Bread is the most iconic aerated food, but there are many others – cakes, pastries, whipped cream, soufflés, mousses, popcorn, Swiss cheese, aerated chocolate, meringues, ice cream – and of course drinks – the head of beer or Coke or cappuccino, soft drinks and sparkling wine, including the iconic Champagne, popularly called Bubbly. Bubbles really are very versatile ingredients! A chemical engineering understanding of bubble behaviour in all these foods and drinks has a lot of potential to enhance and extend their use in the commercial and domestic settings to give us novelty and luxury.

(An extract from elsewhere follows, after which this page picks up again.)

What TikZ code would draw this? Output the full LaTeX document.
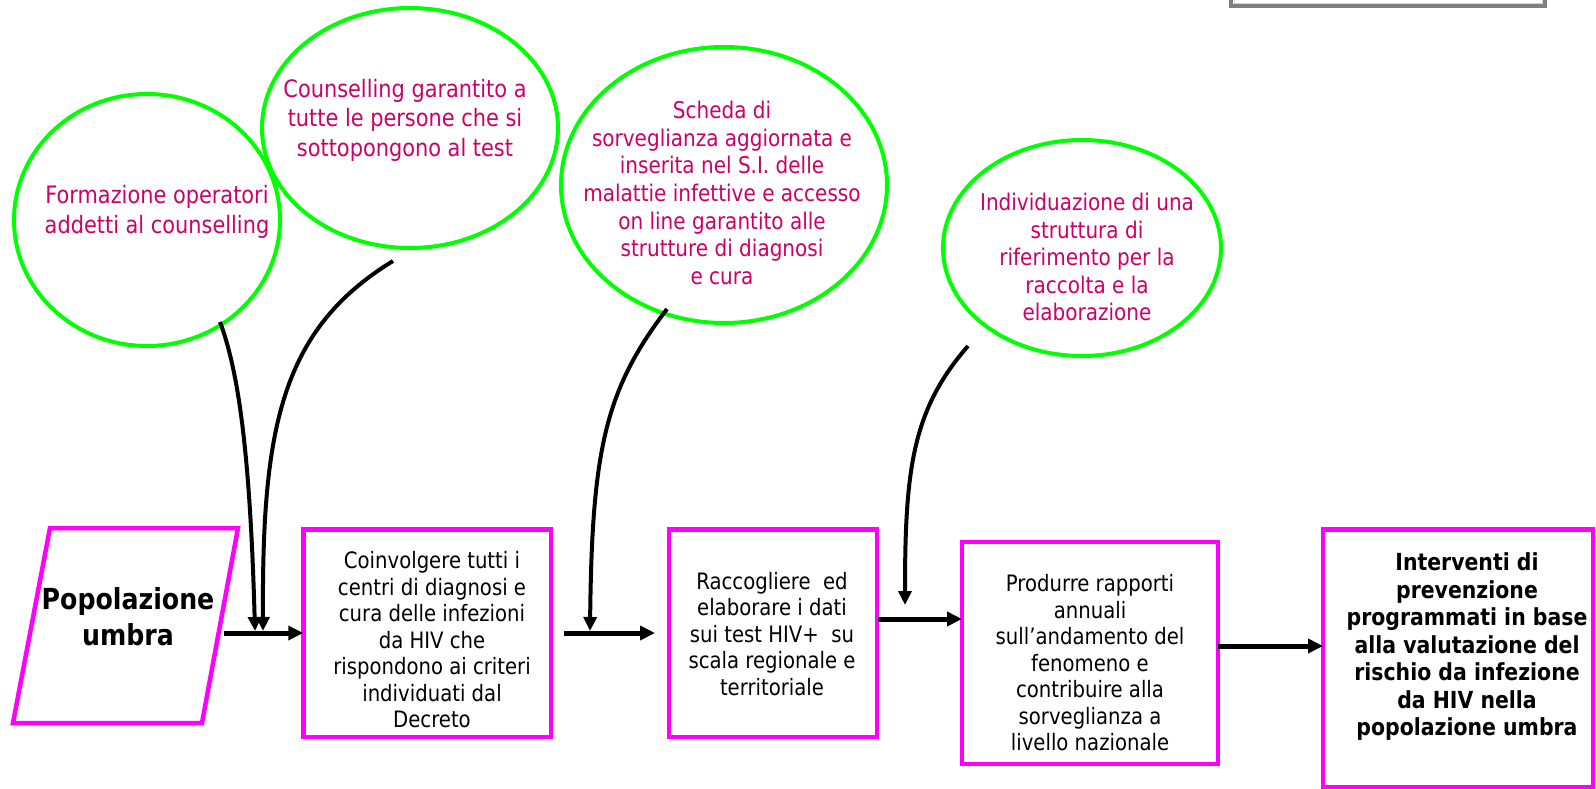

My own engagement with bubbles in food started in the Department of Chemical Engineering in Cambridge in 1987, when I embarked on my PhD on “The Aeration of Bread Dough during Mixing”. Bubbles in bread start out as bubbles in the dough, but understanding how the number and size of bubbles in the dough translate into the size and texture of the loaf has proved quite challenging, and continues to occupy me more than 30 years later. That interest has extended to bubbles in foods more generally and to issues of aeration dynamics during mixing (entrainment, disentrainment, break-up and coalescence of bubbles and how these relate to the gas content and bubble size distribution), bubble growth during rising and baking, how aerated structure relates to texture, and how these things are affected by ingredients such as bran in wholemeal breads. New insights have been gained, such as how the slow turnover of air during mixing limits oxygen availability for gluten development, by combining mathematical modelling with experimental work – classic chemical engineering approaches that allow new questions to be asked and new light to be sought.
But chemical engineering is also about bigger perspectives and interconnections. If bread is the world’s most important food, does it have relevance to pressing issues such as climate change, oil depletion and global health and well-being? Yes, in numerous and subtle ways! One of these is through the relevance of bread to the rise of biorefineries and their important contributions to alleviating these pressing global issues. The emergence of biorefineries now gives a context in which new foods ingredients, currently not commercially available to the food industry, could become affordable in the context of an integrated biorefinery. Such ingredients will contribute to the economic viability of biorefineries, and hence help to usher them in such that the world can begin to benefit from their contributions. And the first of those ingredients are likely to be healthy fibre-based ingredients that improve the quality and nutritional value of bread, by enhancing its bubble structure. In such ways does bread, and its bubbles, link us back to our shared history and forward to our shared future.